Do you know of any good platform roadmaps out there?
Ask your platform company of choice why they don’t publish their roadmaps.

As a platform user and evangelist, I want to see more!

For reference, here’s a great example of a platform roadmap: http://source.android.com/roadmap



John Dowdell

Another reason: It can be hard to assure something will be done until it is done… sometimes it isn’t until you’re close to a deployment that you can see how it really works, for real people. Setting expectations too high risks frustration later. That’s why predictions are usually in general terms.



The fear of competition stealing thunder is understandable. On the other hand, public roadmaps would be great for you and I because all that open information pushes companies to try harder. I think it would also help destroy bad ideas faster. Look at how much the community was able to influence Flex 4 for the better thanks to all the information that’s been available so long before the release.

In the startup world, founders are encouraged to talk about their ideas with anyone and everyone. The urge to keep things secret is strong, but there’s a huge difference between a potential competitor saying, “That’s neat, I bet I could do that too” and actually committing to it. The feedback a startup receives from sharing ideas with users and smart people greatly outweighs the low risk of creating competitors. Larger companies could learn a bit from that.


@John Dowdell
That makes sense, especially if it’s a new service or breakthrough innovation that has never been done before. Even still, that feature would likely be added to other ‘safer’ items that should be announced. Should the new feature work and be included in the platform, it would be a pleasant surprise.


Right on. I think a company like Adobe already has the ability to do it, almost like a reverse bug report forum. List the new features ahead of time and get feedback on them. Let developers tell you what they want out of them and how they might implement them. Think about how much fostering new ideas, excitement, anticipation AND PRE-ORDERING that would bring on!


Publicly announcing roadmaps would only lead to disappointment in my opinion.

That said Adobe publicly announce ‘safer’ items before the release and before its fully complete don’t they?

It’s difficult for them not to with Flex as its open source, but they always give you info on the player, and new stuff thats in the Flash IDE.


Previous hypothetic Adobe Flash Player road map:

“In six months from now we will listen to our users and add low level audio manipulation, but without any useful help pages”
“In seven months we will ask our users about the bugs in Flash CS4 IDE, just to find out there are plenty, and we will fix only a handful of them, but don’t worry, you can get more bug fixes on the next suite update”

a worthy roadmap!


Releasing new feature – rather than bug fix – roadmaps gets easier as your product gets entrenched and you move from customer acquisition to customer retention.

(I use the word customer loosely, it’s the folk who are active on your platform, be their developers, resellers, end consumers, etc.)

As your platform matures you keep your current user base excited by involving them in what you are doing, the threat of competitors stealing your thunder being lessened by the cost – to your current customers – of platform migration.

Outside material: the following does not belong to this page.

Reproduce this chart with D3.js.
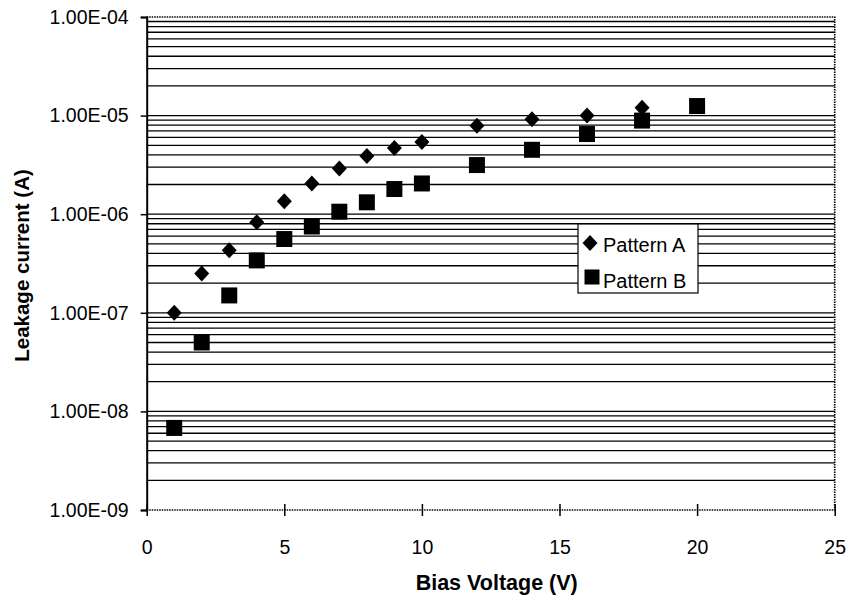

Microsoft have a pretty open process, with lots of community involvement in so many aspects of their platform direction.
Likewise Adobe. They are both on a large proportion of desktops, so both MS and Adobe having entrenched platforms, their key task is to retain and upsell, so openness about the future really quite helps them, any competitors they have, they need, to prevent or mitigate the risk of being a monopoly.

On the other hand, Amazon’s Web Service platform is relatively young, and they are need to win customers more than they need to retain – though obviously retention is important as well. Plus there are a growing number of cloud hosting providers to compete with.

There are countless younger aspirational platforms in the start up community. These all live in a less predictable, less proven market, and with less entrenched customers they need to avoid disappointing their audience, so keep their cards closer to their chests.